Kurios: Mit seiner Kritik, die erst 2008 angetretene schwarz-grüne Regierung habe die Betriebsausgaben der Stadt insgesamt schon um 15 Prozent gesteigert, trifft Tschentscher auch den Nerv des Finanzsenators. Im Finanzbericht stellt seine Behörde erneut klar, dass auch die Haushalte 2007 und 2008 nur scheinbar ausgeglichen waren, und schreibt der Politik ins Stammbuch: "Parlamente und Regierungen unterliegen der Gefahr, im Hinblick auf die lange Liste wünschenswerter öffentlicher Ausgaben und unter dem Druck der sie einfordernden Interessengruppen konjunkturell bedingte Haushaltsentlastungen als einen Zugewinn an strukturellen Ausgabenspielräumen fehlzudeuten." Soll heißen: Schwarz-Grün hat sich von den Rekordsteuereinnahmen 2008 blenden lassen und gedacht, das ginge immer so weiter. Ging es aber nicht.
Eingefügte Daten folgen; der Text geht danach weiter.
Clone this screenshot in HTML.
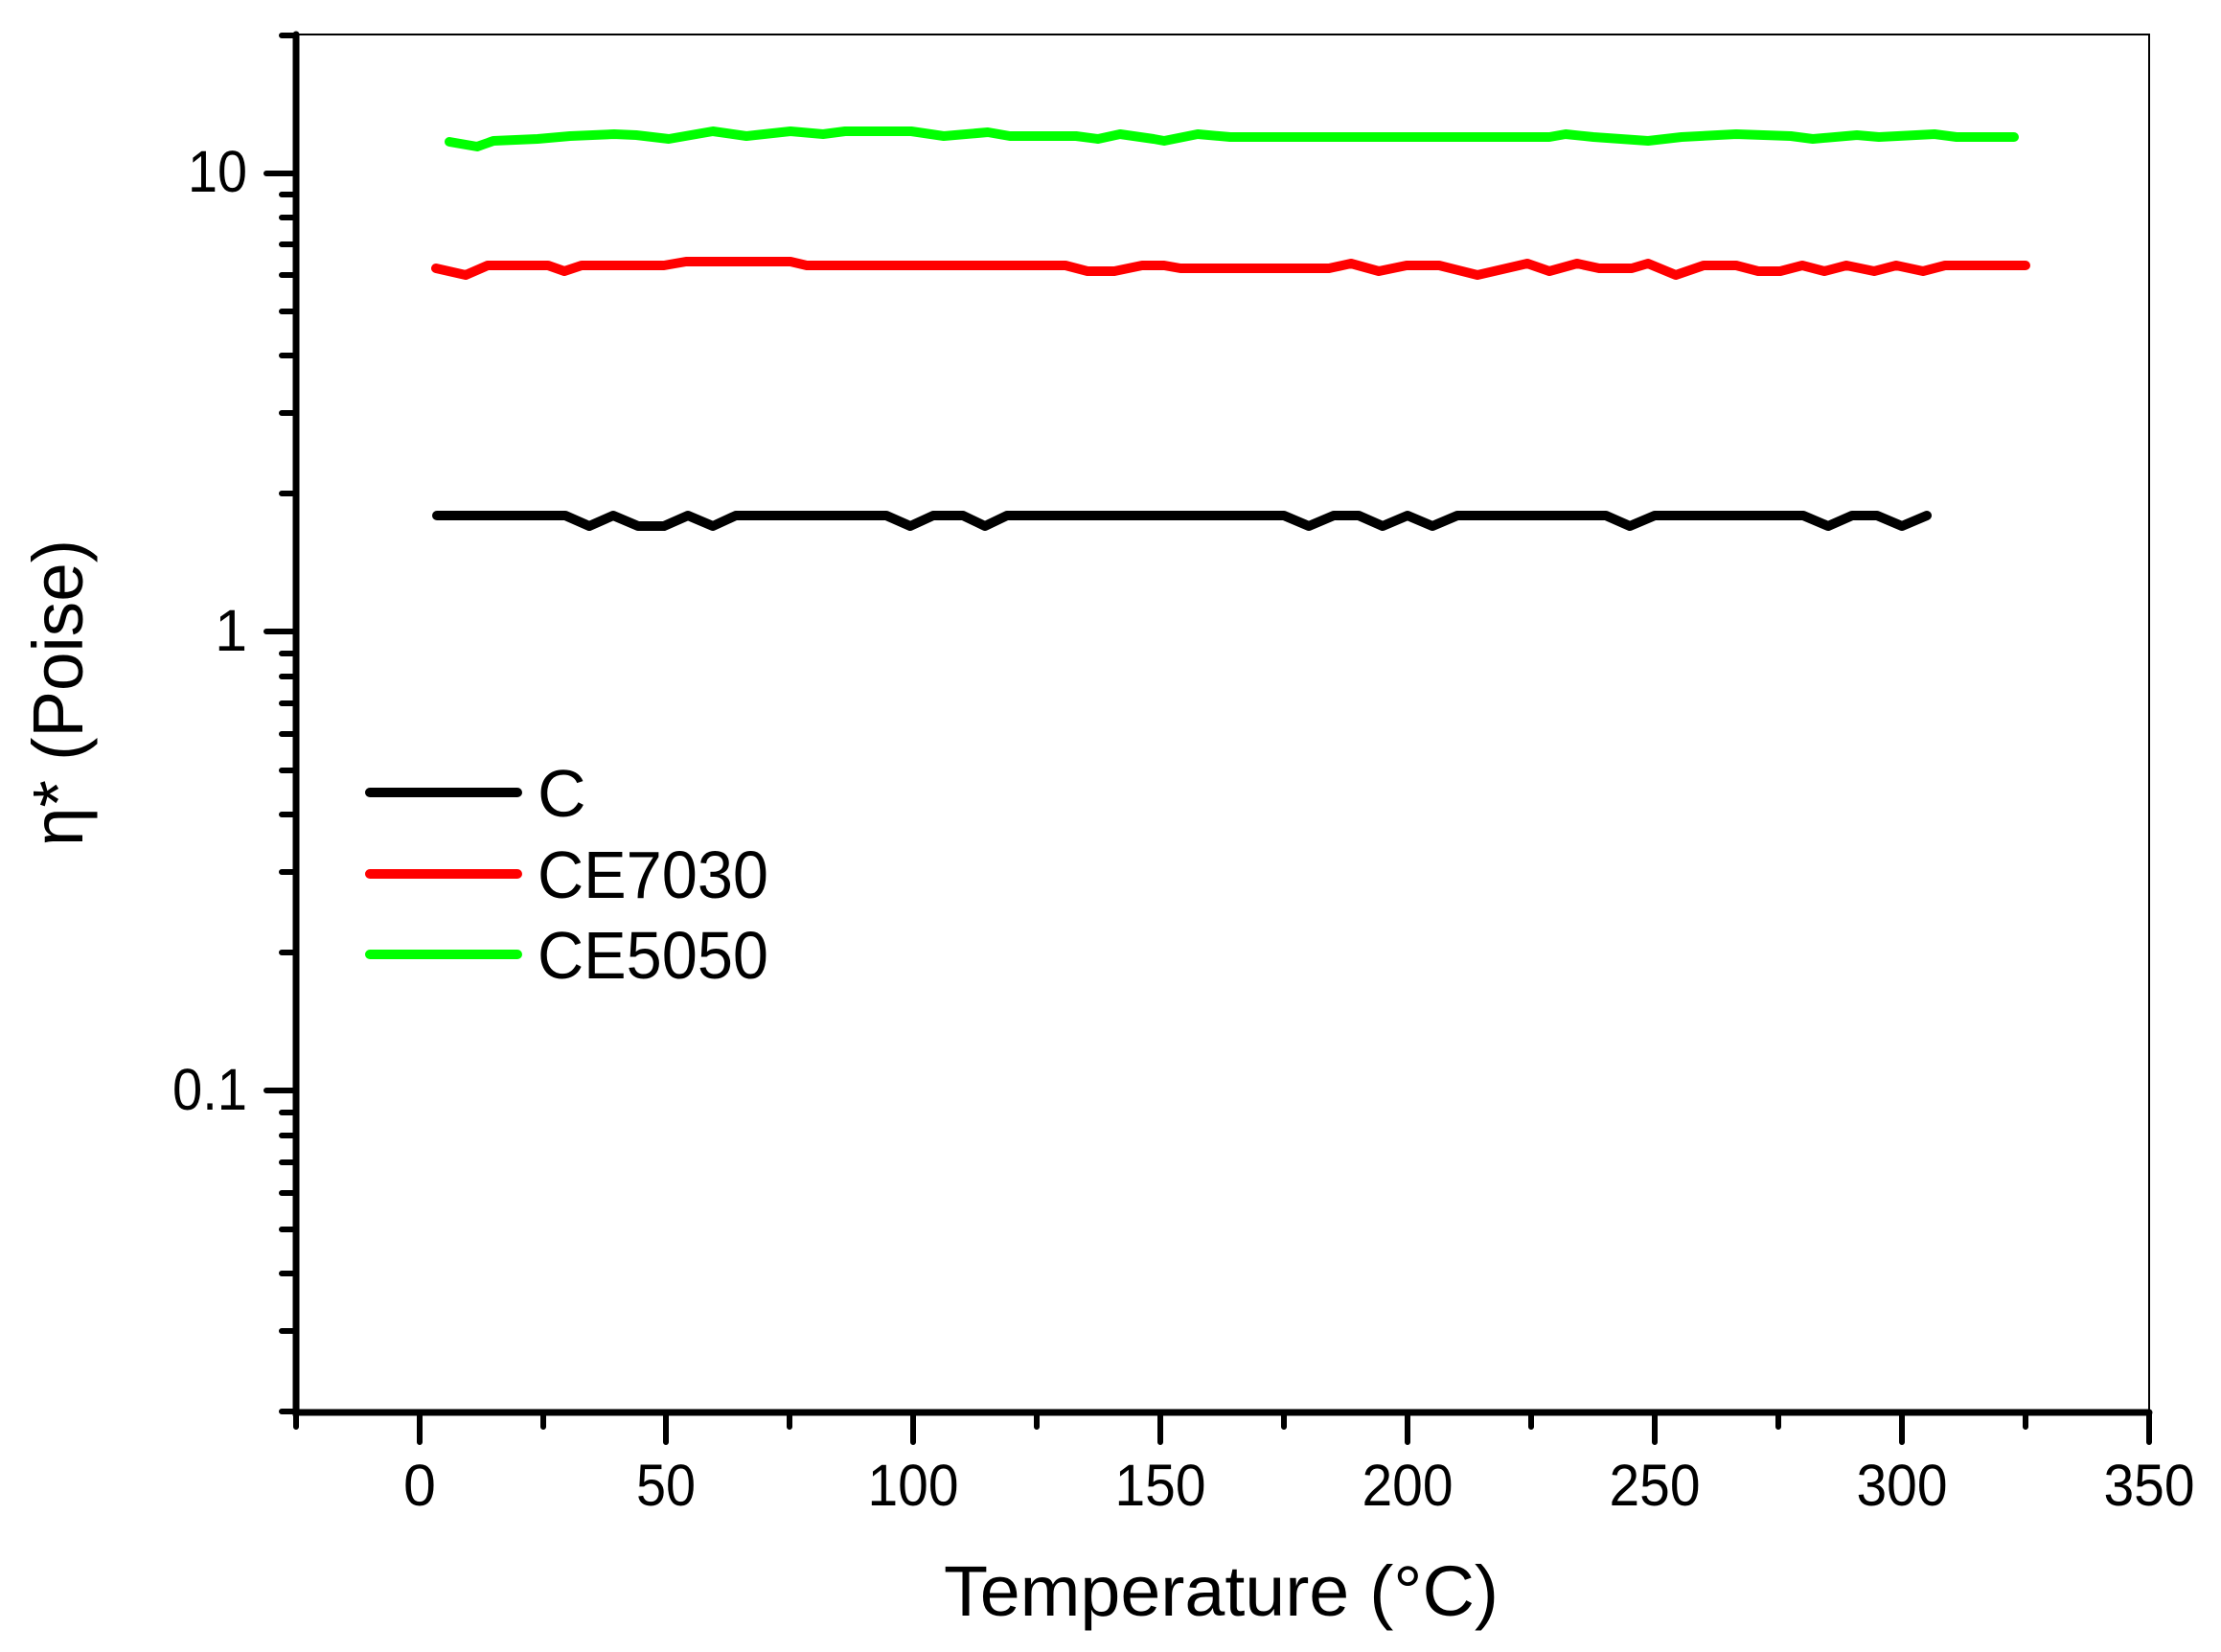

Der erst im April angetretene Finanzsenator wird daher bei seinem bislang wichtigsten Auftritt im Parlament die Notwendigkeit betonen, jetzt massiv gegenzusteuern. Während Die Linke das Sparprogramm als Gift für die Konjunktur und das soziale Klima brandmarkt, wird die SPD Frigge zumindest im Grundsatz unterstützen. Allerdings sieht Tschentscher mit Sorge, dass die Steigerungsrate bei den Betriebsausgaben erst 2013 mit 0,6 Prozent einen aus seiner Sicht akzeptablen Wert erreichen soll. Dazwischen liegt die Bürgerschaftswahl Anfang 2012. Nach der werde man auf jede Menge "offene Rechnungen" der Stadt stoßen, prophezeit Tschentscher: "Die muss dann die nächste Regierung begleichen."